PHOENIX - At least a dozen Iraqi exiles living in the Phoenix area have answered the American military's call for volunteers.
They live comfortably in the United States now, but they remember living under Saddam Hussein's persecution and say they want to assist the United States.
As many as 3,000 Iraqi exiles nationally will be trained at a military base in Hungary to work as mediators, translators and guides during a possible war and its aftermath, according to a Defense Department official.
"I told my wife, 'If something like this happens, I'm going to be the first one to sign up and help America,' " said Biton Biton, 38, an Iraqi exile in Glendale. "We are all happy about it. This is the happiest moment because for us it means the beginning of the end."
Biton and five other Iraqi exiles told The Arizona Republic they were excited about the prospect of helping overthrow Saddam, even though it would mean leaving behind their families and jobs.
"If we are going to die or not, we don't care," said Iraqi exile Paul Odisho, 36, of Glendale, who owns a swimming-pool and repair business. "We are living a beautiful life in America.

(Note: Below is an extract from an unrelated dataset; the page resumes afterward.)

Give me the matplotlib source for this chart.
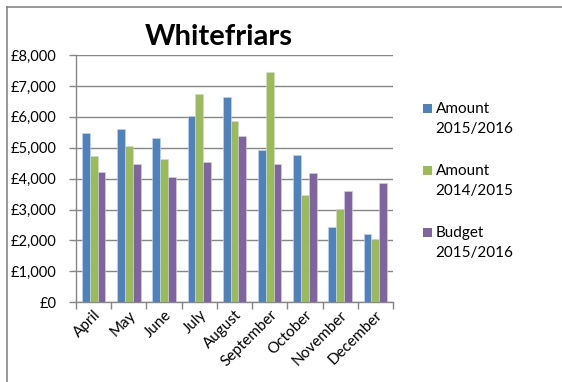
import matplotlib
matplotlib.use("Agg")
import matplotlib.pyplot as plt
import numpy as np
from matplotlib.patches import Rectangle
from matplotlib.lines import Line2D
from matplotlib.ticker import FuncFormatter

months = ["April", "May", "June", "July", "August", "September", "October", "November", "December"]
amount_1516 = [5490, 5590, 5320, 6020, 6650, 4940, 4760, 2450, 2200]
amount_1415 = [4730, 5060, 4620, 6730, 5870, 7450, 3470, 3010, 2060]
budget_1516 = [4210, 4480, 4050, 4530, 5390, 4480, 4190, 3600, 3870]
series_names = ["Amount\n2015/2016", "Amount\n2014/2015", "Budget\n2015/2016"]
colors = ["#4F81BD", "#9BBB59", "#8064A2"]
y_ticks = [0, 1000, 2000, 3000, 4000, 5000, 6000, 7000, 8000]

plt.rcParams['font.family'] = ['Lato', 'DejaVu Sans']
W, H = 562, 382
fig = plt.figure(figsize=(W / 100, H / 100), dpi=100)
grey = "#878787"

def px(x0, y0, x1, y1):
    return [x0 / W, 1 - y1 / H, (x1 - x0) / W, (y1 - y0) / H]

ax = fig.add_axes(px(76, 55, 393, 302.3))
x = np.arange(len(months))
bw = 0.222
for i, (vals, c) in enumerate(zip([amount_1516, amount_1415, budget_1516], colors)):
    ax.bar(x + (i - 1) * bw, vals, width=bw, color=c, edgecolor="#d0d8e8", linewidth=0.4, zorder=3)

ax.set_xlim(-0.5, len(months) - 0.5)
ax.set_ylim(0, 8000)
ax.set_yticks(y_ticks)
ax.yaxis.set_major_formatter(FuncFormatter(lambda v, p: "£{:,.0f}".format(v)))
ax.grid(axis="y", color=grey, linewidth=1.0, zorder=0)
ax.set_axisbelow(True)
for s in ["top", "right"]:
    ax.spines[s].set_visible(False)
for s in ["left", "bottom"]:
    ax.spines[s].set_color(grey)
    ax.spines[s].set_linewidth(1.0)
ax.set_xticks(x)
ax.set_xticklabels(months, rotation=45, ha="right", va="top", rotation_mode="anchor", fontsize=11)
ax.set_xticks(np.arange(-0.5, len(months)), minor=True)
ax.tick_params(axis="x", which="major", length=0, pad=4)
ax.tick_params(axis="x", which="minor", length=5, width=1.0, color=grey)
ax.tick_params(axis="y", length=5, width=1.0, color=grey, labelsize=10.5, pad=9)

fig.text(219 / W, 1 - 45 / H, "Whitefriars", fontsize=21, fontweight="bold", ha="center", va="baseline")

# legend
base = [113.3, 175.3, 237.3]
for name, c, yb in zip(series_names, colors, base):
    fig.patches.append(Rectangle((423.3 / W, 1 - 112.7 / H + (113.3 - yb) / H), 8.4 / W, 8.4 / H,
                                 transform=fig.transFigure, facecolor=c, edgecolor="none"))
    for k, line in enumerate(name.split("\n")):
        fig.text(435.5 / W, 1 - (yb + 20 * k) / H, line, fontsize=11, ha="left", va="baseline")

# outer frame (top and left)
fig.add_artist(Line2D([7 / W, 1], [1 - 7 / H, 1 - 7 / H], transform=fig.transFigure, color=grey, linewidth=1.2))
fig.add_artist(Line2D([7 / W, 7 / W], [0, 1 - 7 / H], transform=fig.transFigure, color=grey, linewidth=1.2))

fig.savefig("out.png", dpi=100)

We want the same freedom for the people of Iraq."
Odisho and the other Iraqi exiles are Christian Assyrians, a minority group within Iraq, a predominantly Arab nation. All said they are naturalized U.S. citizens.
An estimated 8,000 to 10,000 Assyrian Americans live in the Phoenix area, home to the nation's fastest-growing Assyrian population.
The Assyrian Democratic Movement is one of six major Iraqi opposition groups. Sam Darmo, the group's Phoenix representative, said he knows of a dozen Assyrians from the Phoenix area who have volunteered to help the military.
"There are volunteers from Phoenix who have left already and are getting training somewhere. It's undisclosed," he said.